━━ Supplied material

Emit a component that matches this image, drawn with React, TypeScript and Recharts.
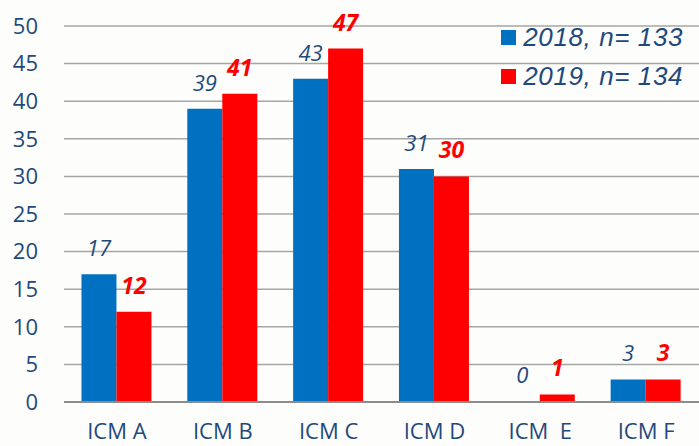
import { BarChart, Bar, XAxis, YAxis, CartesianGrid, Legend, LabelList, Cell } from 'recharts';

const categories = ['ICM A', 'ICM B', 'ICM C', 'ICM D', 'ICM\u00a0 E', 'ICM F'];
const values2018 = [17, 39, 43, 31, 0, 3];
const values2019 = [12, 41, 47, 30, 1, 3];
const yTicks = [0, 5, 10, 15, 20, 25, 30, 35, 40, 45, 50];
const seriesNames = ['2018, n= 133', '2019, n= 134'];

const colors = {
  blue: '#0070c0',
  red: '#ff0000',
  text: '#1f497d',
  grid: '#a6a6a6',
  axis: '#8c8c8c',
};

const data = categories.map((cat, i) => ({
  cat,
  y2018: values2018[i],
  y2019: values2019[i],
}));

const LegendBox = () => (
  <div>
    {seriesNames.map((name, i) => (
      <div key={name} style={{ display: 'flex', alignItems: 'center', height: 39 }}>
        <span
          style={{
            width: 15,
            height: 15,
            background: i === 0 ? colors.blue : colors.red,
            marginRight: 7,
            display: 'inline-block',
          }}
        />
        <span
          style={{
            fontFamily: '"Liberation Sans", Arial, sans-serif',
            fontStyle: 'italic',
            fontSize: 26,
            letterSpacing: 0.6,
            color: colors.text,
            whiteSpace: 'nowrap',
          }}
        >
          {name}
        </span>
      </div>
    ))}
  </div>
);

// value label drawn above the bar, also for zero-height bars
const makeLabel = (fill: string, size: number, bold: boolean) => (props: any) => {
  const { x, y, width, value } = props;
  if (value === undefined || value === null) return null;
  return (
    <text
      x={Number(x) + Number(width) / 2}
      y={Number(y) - 18}
      textAnchor="middle"
      fill={fill}
      fontSize={size}
      fontStyle="italic"
      fontWeight={bold ? 'bold' : 'normal'}
      fontFamily='"Open Sans", sans-serif'
    >
      {value}
    </text>
  );
};

export default function App() {
  const axisFont = { fontSize: 22, fill: colors.text, fontFamily: '"Open Sans", sans-serif' };
  return (
    <div style={{ position: 'absolute', left: 0, top: 0, width: 699, height: 446, background: '#fdfdfb' }}>
      <BarChart
        width={699}
        height={446}
        data={data}
        margin={{ top: 26, right: 0, left: 0, bottom: 0 }}
        barCategoryGap="16.5%"
        barGap={0}
      >
        <CartesianGrid vertical={false} stroke={colors.grid} strokeWidth={1.5} />
        <XAxis
          dataKey="cat"
          height={44}
          tickLine={false}
          tickSize={0}
          tickMargin={21}
          axisLine={{ stroke: colors.axis, strokeWidth: 2 }}
          tick={axisFont}
          interval={0}
        />
        <YAxis
          width={64}
          domain={[0, 50]}
          ticks={yTicks}
          tickLine={false}
          tickSize={0}
          tickMargin={26}
          axisLine={false}
          tick={axisFont}
        />
        <Legend
          layout="horizontal"
          verticalAlign="middle"
          align="center"
          wrapperStyle={{ top: 18, right: 16, left: 'auto', width: 'auto' }}
          content={() => <LegendBox />}
        />
        <Bar
          dataKey="y2018"
          name={seriesNames[0]}
          fill={colors.blue}
          minPointSize={1}
          isAnimationActive={false}
        >
          {values2018.map((v, i) => (
            <Cell key={i} fill={v === 0 ? 'transparent' : colors.blue} />
          ))}
          <LabelList dataKey="y2018" content={makeLabel(colors.text, 22, false)} />
        </Bar>
        <Bar dataKey="y2019" name={seriesNames[1]} fill={colors.red} isAnimationActive={false}>
          <LabelList dataKey="y2019" content={makeLabel(colors.red, 23, true)} />
        </Bar>
      </BarChart>
    </div>
  );
}
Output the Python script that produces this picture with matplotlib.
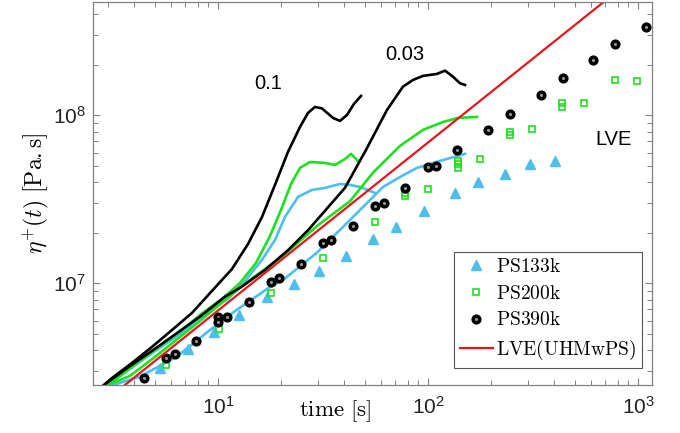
import numpy as np
import matplotlib
matplotlib.use('Agg')
import matplotlib.pyplot as plt

plt.rcParams['font.family'] = ['Liberation Sans', 'DejaVu Sans']
plt.rcParams['mathtext.fontset'] = 'cm'

blue = '#4DBEEE'
green = '#1FE01F'
red = '#E8161B'

# transient viscosity, rate 0.1 1/s
t_b01 = [2.865, 3.13, 3.90, 4.85, 6.04, 7.52, 9.36, 11.66, 13.90, 16.20, 18.68, 21.54, 24.58,
         26.83, 28.97, 31.27, 35.29, 38.11, 41.15, 44.42, 47.97]
e_b01 = [2.48e6, 2.73e6, 3.36e6, 4.18e6, 5.27e6, 6.66e6, 9.00e6, 1.216e7, 1.713e7, 2.48e7, 3.85e7,
         6.05e7, 8.52e7, 1.032e8, 1.121e8, 1.098e8, 9.64e7, 9.25e7, 1.004e8, 1.168e8, 1.303e8]

t_g01 = [2.994, 3.81, 5.01, 6.59, 8.21, 10.45, 12.73, 15.17, 17.69, 19.95, 22.27, 24.58, 27.42,
         32.32, 36.07, 40.26, 42.99, 46.42]
e_g01 = [2.48e6, 3.13e6, 4.01e6, 5.13e6, 6.48e6, 8.07e6, 1.004e7, 1.321e7, 1.912e7, 2.731e7, 3.90e7,
         4.86e7, 5.27e7, 5.20e7, 5.06e7, 5.49e7, 5.89e7, 5.35e7]

t_c01 = [2.994, 3.81, 5.01, 6.59, 8.39, 11.16, 13.45, 16.20, 18.68, 20.84, 24.04, 28.03, 32.32,
         38.11, 42.53, 47.45, 55.93]
e_c01 = [2.48e6, 3.09e6, 3.95e6, 4.99e6, 6.39e6, 8.07e6, 1.032e7, 1.377e7, 1.81e7, 2.48e7, 3.265e7,
         3.593e7, 3.693e7, 3.90e7, 3.85e7, 3.74e7, 3.45e7]

# transient viscosity, rate 0.03 1/s
t_b003 = [2.865, 3.81, 4.92, 6.36, 8.21, 10.80, 12.97, 16.74, 21.62, 26.92, 32.32, 40.26, 50.67,
          63.80, 76.03, 84.83, 94.67, 110.4, 120.5, 131.5, 142.0, 150.1]
e_b003 = [2.48e6, 3.22e6, 4.01e6, 5.04e6, 6.33e6, 8.32e6, 9.54e6, 1.20e7, 1.579e7, 2.077e7, 2.70e7,
          3.70e7, 6.217e7, 1.075e8, 1.48e8, 1.622e8, 1.714e8, 1.762e8, 1.843e8, 1.697e8, 1.55e8,
          1.515e8]

t_g003 = [2.994, 3.81, 5.01, 6.59, 8.21, 10.80, 14.20, 20.39, 29.61, 42.53, 54.70, 73.56, 94.67,
          117.9, 139.0, 171.2]
e_g003 = [2.48e6, 2.81e6, 3.64e6, 4.79e6, 5.97e6, 7.96e6, 1.046e7, 1.454e7, 2.193e7, 3.08e7, 4.55e7,
          6.57e7, 8.18e7, 9.12e7, 9.64e7, 9.77e7]

t_c003 = [3.06, 4.25, 6.36, 9.16, 12.27, 17.69, 20.39, 29.5, 42.53, 61.06, 73.56, 88.63, 114.0, 150.1]
e_c003 = [2.45e6, 2.78e6, 3.66e6, 5.27e6, 6.94e6, 9.51e6, 1.046e7, 1.515e7, 2.38e7, 3.74e7, 4.29e7,
          4.86e7, 5.35e7, 5.89e7]

# linear viscoelastic envelopes
t_133 = [5.32, 7.18, 9.62, 12.56, 17.2, 23.1, 30.4, 40.8, 54.9, 70.2, 95.2, 134.5, 172.1, 232.6,
         306, 402.5]
e_133 = [3.12e6, 4.05e6, 5.12e6, 6.48e6, 8.32e6, 9.95e6, 1.189e7, 1.454e7, 1.835e7, 2.17e7, 2.69e7,
         3.46e7, 4.00e7, 4.50e7, 5.11e7, 5.37e7]

t_200 = [5.65, 10.1, 17.9, 31.7, 56.2, 78.1, 78.1, 100, 139, 139, 139, 177.8, 246.5, 246.5, 313.8,
         436, 436, 555, 777, 992]
e_200 = [3.24e6, 5.32e6, 8.72e6, 1.42e7, 2.31e7, 3.43e7, 3.29e7, 3.63e7, 5.35e7, 5.10e7, 4.86e7,
         5.52e7, 7.99e7, 7.58e7, 8.29e7, 1.176e8, 1.113e8, 1.179e8, 1.629e8, 1.60e8]

t_390 = [4.43, 5.65, 6.22, 7.86, 10.0, 10.0, 11.0, 14.0, 17.8, 19.5, 24.8, 31.7, 34.6, 44.1, 56.2,
         61.4, 78.1, 99.7, 109.5, 138.2, 193.8, 245.7, 344, 437.9, 610.6, 774.5, 1088]
e_390 = [2.72e6, 3.59e6, 3.78e6, 4.55e6, 6.30e6, 5.88e6, 6.33e6, 7.71e6, 1.02e7, 1.075e7, 1.30e7,
         1.73e7, 1.80e7, 2.19e7, 2.90e7, 3.01e7, 3.68e7, 4.90e7, 4.99e7, 6.17e7, 8.21e7, 1.018e8,
         1.327e8, 1.667e8, 2.135e8, 2.669e8, 3.37e8]

t_lve = [2.0, 10.0, 100.0, 1000.0]
e_lve = [1.376e6, 6.88e6, 6.88e7, 6.88e8]

fig = plt.figure(figsize=(6.8, 4.33), dpi=100)
ax = fig.add_axes([93/680, 1-385/433, (652-93)/680, (385-2)/433])
ax.set_xscale('log')
ax.set_yscale('log')

lw = 1.9
ax.plot(t_c01, e_c01, color=blue, lw=lw)
ax.plot(t_g01, e_g01, color=green, lw=lw)
ax.plot(t_b01, e_b01, color='k', lw=lw)
ax.plot(t_c003, e_c003, color=blue, lw=lw)
ax.plot(t_g003, e_g003, color=green, lw=lw)
ax.plot(t_b003, e_b003, color='k', lw=lw)

ax.plot(t_133, e_133, ls='none', marker='^', ms=6.5, color=blue, mec=blue, label=r'$\mathrm{PS133k}$')
ax.plot(t_200, e_200, ls='none', marker='s', ms=4.5, mfc='none', mec=green, mew=1.2,
        label=r'$\mathrm{PS200k}$')
ax.plot(t_390, e_390, ls='none', marker='o', ms=4.8, mfc='#999999', mec='k', mew=2.5,
        label=r'$\mathrm{PS390k}$')
ax.plot(t_lve, e_lve, color=red, lw=1.6, label=r'$\mathrm{LVE(UHMwPS)}$')

ax.set_xlim(2.54, 1166)
ax.set_ylim(2.48e6, 4.72e8)

ax.text(17.3, 1.535e8, '0.1', fontsize=14.5, ha='center', va='center')
ax.text(77.9, 2.285e8, '0.03', fontsize=14.5, ha='center', va='center')
ax.text(761, 7.13e7, 'LVE', fontsize=14.5, ha='center', va='center')

ax.set_xlabel(r'$\mathrm{time\ [s]}$', fontsize=16.5)
ax.xaxis.set_label_coords(0.433, -0.035)
ax.set_ylabel(r'$\eta^{+}(t)\ \mathrm{[Pa.s]}$', fontsize=17)
ax.yaxis.set_label_coords(-0.075, 0.5)

for s in ax.spines.values():
    s.set_color('#808080')
    s.set_linewidth(0.9)
ax.tick_params(which='both', direction='in', top=True, right=True, colors='#808080',
               labelcolor='#222222', labelsize=15)
ax.tick_params(which='major', length=5, width=0.8)
ax.tick_params(which='minor', length=3.5, width=0.7)
ax.tick_params(axis='x', pad=8)
ax.tick_params(axis='y', pad=5)

leg = ax.legend(loc='upper right', bbox_to_anchor=(0.982, 0.347), fontsize=14, fancybox=False,
                framealpha=1, edgecolor='#555555', borderpad=0.3, labelspacing=0.45,
                handlelength=1.7, handletextpad=0.15, borderaxespad=0)
leg.get_frame().set_linewidth(0.8)

fig.savefig('out.png', dpi=100)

━━━━

> Required task: Word for word, repeat the lines above from the one with "Output the Python" through the one with "1.004e8, 1.168e8, 1.303e8]", and nothing beyond them. Omit the pictures.

> Written answer:
Output the Python script that produces this picture with matplotlib.
import numpy as np
import matplotlib
matplotlib.use('Agg')
import matplotlib.pyplot as plt

plt.rcParams['font.family'] = ['Liberation Sans', 'DejaVu Sans']
plt.rcParams['mathtext.fontset'] = 'cm'

blue = '#4DBEEE'
green = '#1FE01F'
red = '#E8161B'

# transient viscosity, rate 0.1 1/s
t_b01 = [2.865, 3.13, 3.90, 4.85, 6.04, 7.52, 9.36, 11.66, 13.90, 16.20, 18.68, 21.54, 24.58,
         26.83, 28.97, 31.27, 35.29, 38.11, 41.15, 44.42, 47.97]
e_b01 = [2.48e6, 2.73e6, 3.36e6, 4.18e6, 5.27e6, 6.66e6, 9.00e6, 1.216e7, 1.713e7, 2.48e7, 3.85e7,
         6.05e7, 8.52e7, 1.032e8, 1.121e8, 1.098e8, 9.64e7, 9.25e7, 1.004e8, 1.168e8, 1.303e8]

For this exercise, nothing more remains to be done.